Oven Temperature & Timing
- Oven Heat: 350°F177°C.
- Why? 400°F204°C is too hot; it will burn the glaze/ketchup before the center is cooked. 300°F149°C takes too long and steams the meat.
- Timing Estimator: 35–45 minutes per pound. A standard 2lb loaf takes about 1 hour and 15 minutes.
Troubleshooting: Why is it Mushy?
"Mushy Meatloaf" is sadly common.
- Undercooked: If it didn't hit 160°F71°C, the egg binder didn't fully coagulate.
- Too Many Veggies: Raw onions and peppers release water. Sauté them first to remove moisture before mixing into the meat.
- Too Much Milk: If you soak your breadcrumbs in too much milk, the meat can't hold it all.

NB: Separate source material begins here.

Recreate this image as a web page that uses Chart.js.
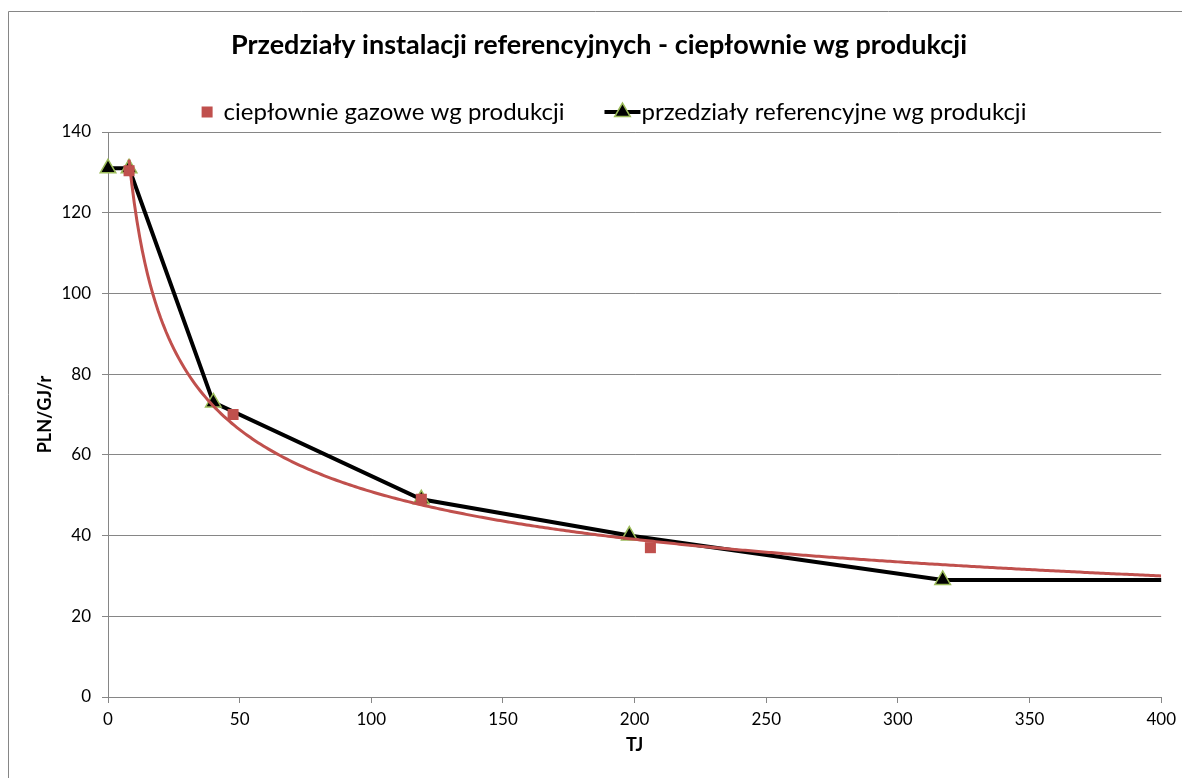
<!DOCTYPE html>
<html>
<head>
<meta charset="utf-8">
<script src="https://cdn.jsdelivr.net/npm/chart.js@4.4.1/dist/chart.umd.min.js"></script>
<style>
  html, body { margin: 0; padding: 0; background: #fff; }
  #wrap { width: 1182px; height: 778px; }
</style>
</head>
<body>
<div id="wrap"><canvas id="c" width="1182" height="778"></canvas></div>
<script>
// ---- texts ----
const chartTitle = 'Przedziały instalacji referencyjnych - ciepłownie wg produkcji';
const xTitle = 'TJ';
const yTitle = 'PLN/GJ/r';
const plantsLabel = 'ciepłownie gazowe wg produkcji';
const bandsLabel = 'przedziały referencyjne wg produkcji';

// ---- gas heating plants: production [TJ] and unit value [PLN/GJ/r] ----
const plantX = [8, 47.5, 119, 206];
const plantY = [130.4, 70, 49, 37];

// ---- reference intervals (break points) ----
const bandX = [0, 8, 40, 119, 198, 317, 400];
const bandY = [131, 131, 73, 49, 40, 29, 29];

// ---- axis ranges / tick steps ----
const xRange = [0, 400];
const xStep = 50;
const yRange = [0, 140];
const yStep = 20;

const FONT = 'Lato, "Open Sans", sans-serif';
const RED = '#C0504D';
const GREEN = '#9BBB59';
const AXIS = '#868686';
const TRI_R = 9;

// power trendline y = a * x^b fitted on the plant points (least squares in log-log)
function powerFit(xs, ys) {
  const n = xs.length;
  const lx = xs.map(Math.log), ly = ys.map(Math.log);
  const mx = lx.reduce((s, v) => s + v, 0) / n;
  const my = ly.reduce((s, v) => s + v, 0) / n;
  let sxy = 0, sxx = 0;
  for (let i = 0; i < n; i++) {
    sxy += (lx[i] - mx) * (ly[i] - my);
    sxx += (lx[i] - mx) * (lx[i] - mx);
  }
  const b = sxy / sxx;
  return { a: Math.exp(my - b * mx), b };
}
const fit = powerFit(plantX, plantY);
const trend = [];
for (let x = plantX[0]; x <= xRange[1] + 1e-9; x += 1) {
  trend.push({ x, y: fit.a * Math.pow(x, fit.b) });
}

const plantPts = plantX.map((x, i) => ({ x, y: plantY[i] }));
const bandPts = bandX.map((x, i) => ({ x, y: bandY[i] }));
// the open end of the last interval carries no marker
const bandRadius = bandX.map((x, i) => (i === bandX.length - 1 ? 0 : TRI_R));

function triangle(ctx, x, y, r) {
  ctx.beginPath();
  for (let k = 0; k < 3; k++) {
    const a = k * 2 * Math.PI / 3;
    const px = x + Math.sin(a) * r, py = y - Math.cos(a) * r;
    if (k === 0) ctx.moveTo(px, py); else ctx.lineTo(px, py);
  }
  ctx.closePath();
}

// frame, title and legend
const header = {
  id: 'header',
  beforeDraw(chart) {
    const { ctx, width, height } = chart;
    ctx.save();
    ctx.fillStyle = '#fff';
    ctx.fillRect(0, 0, width, height);
    ctx.strokeStyle = AXIS;
    ctx.lineWidth = 1;
    ctx.beginPath();
    ctx.moveTo(8.5, height);
    ctx.lineTo(8.5, 11.5);
    ctx.lineTo(width, 11.5);
    ctx.stroke();

    ctx.fillStyle = '#000';
    ctx.textBaseline = 'middle';
    ctx.textAlign = 'center';
    ctx.font = 'bold 27px ' + FONT;
    ctx.fillText(chartTitle, 599, 45);

    // legend
    ctx.font = '24px ' + FONT;
    ctx.textAlign = 'left';
    const w1 = ctx.measureText(plantsLabel).width;
    const w2 = ctx.measureText(bandsLabel).width;
    const total = 11 + 11 + w1 + 40 + 36 + 1 + w2;
    let x = 614 - total / 2;
    const ly = 112;
    ctx.fillStyle = RED;
    ctx.fillRect(x, ly - 5.5, 11, 11);
    x += 22;
    ctx.fillStyle = '#000';
    ctx.fillText(plantsLabel, x, ly);
    x += w1 + 40;
    ctx.strokeStyle = '#000';
    ctx.lineWidth = 4;
    ctx.beginPath();
    ctx.moveTo(x, ly);
    ctx.lineTo(x + 36, ly);
    ctx.stroke();
    triangle(ctx, x + 18, ly, TRI_R);
    ctx.fillStyle = '#000';
    ctx.fill();
    ctx.lineWidth = 1.5;
    ctx.strokeStyle = GREEN;
    ctx.stroke();
    x += 37;
    ctx.fillStyle = '#000';
    ctx.fillText(bandsLabel, x, ly);
    ctx.restore();
  }
};

new Chart(document.getElementById('c'), {
  type: 'scatter',
  data: {
    datasets: [
      {
        label: plantsLabel,
        data: plantPts,
        showLine: false,
        pointStyle: 'rect',
        pointRadius: 7.8,
        pointBorderWidth: 0,
        backgroundColor: RED,
        borderColor: RED,
        order: 0,
        clip: false
      },
      {
        label: 'trend',
        data: trend,
        showLine: true,
        borderColor: RED,
        borderWidth: 3,
        pointRadius: 0,
        tension: 0,
        order: 1
      },
      {
        label: bandsLabel,
        data: bandPts,
        showLine: true,
        borderColor: '#000',
        borderWidth: 4,
        pointStyle: 'triangle',
        pointRadius: bandRadius,
        pointBackgroundColor: '#000',
        pointBorderColor: GREEN,
        pointBorderWidth: 1.5,
        tension: 0,
        order: 2,
        clip: false
      }
    ]
  },
  options: {
    responsive: false,
    animation: false,
    events: [],
    layout: { padding: { top: 132, right: 20, left: 0, bottom: 0 } },
    plugins: { legend: { display: false }, tooltip: { enabled: false }, title: { display: false } },
    scales: {
      x: {
        type: 'linear',
        min: xRange[0], max: xRange[1],
        afterFit(s) { s.height = 81; },
        ticks: { stepSize: xStep, color: '#000', font: { family: FONT, size: 17 }, padding: 6, maxRotation: 0 },
        grid: { drawOnChartArea: false, drawTicks: true, tickLength: 6, color: AXIS },
        border: { color: AXIS, width: 1 },
        title: { display: true, text: xTitle, color: '#000', font: { family: FONT, size: 18, weight: 'bold' }, padding: { top: 0, bottom: 22 } }
      },
      y: {
        type: 'linear',
        min: yRange[0], max: yRange[1],
        afterFit(s) { s.width = 108; },
        ticks: { stepSize: yStep, color: '#000', font: { family: FONT, size: 17 }, padding: 11 },
        grid: { drawTicks: true, tickLength: 6, color: AXIS },
        border: { color: AXIS, width: 1 },
        title: { display: true, text: yTitle, color: '#000', font: { family: FONT, size: 18, weight: 'bold' }, padding: { top: 34, bottom: 0 } }
      }
    }
  },
  plugins: [header]
});
</script>
</body>
</html>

Using a Loaf Pan vs. Freeform
- Loaf Pan: Steams the sides. Stays incredibly moist but lacks crust. Can take longer to cook because the pan blocks heat.
- Freeform (Sheet Pan): The fat drains away (healthier?). More crispy surface area. Cooks faster.
Temperature check is crucial for both, but freeform loaves tend to dry out faster if you overshoot the temp.
Frequently Asked Questions (FAQ)
Q: Where do I insert the thermometer?
A: Dead center. Go in from the top, pushing deep into the middle of the loaf. Check in 2 spots to be sure.
Q: Can I freeze raw meatloaf?
A: Yes. Thaw it completely in the fridge (takes 24 hours) before baking. Do not bake from frozen, or the outside will burn before the center hits 160°F71°C.
Q: Is pink meatloaf safe?
A: If it hit 160°F71°C, yes. Curing salts (from bacon wrapped on top?) or high-nitrate vegetables (celery/spinach) can keep the meat pink. Trust the number.
Q: Why is my meatloaf swimming in grease?
A: You likely used high-fat meat (70/30) without a binder to absorb it. Drain the grease carefully before letting it rest, or the loaf will re-absorb it and become greasy.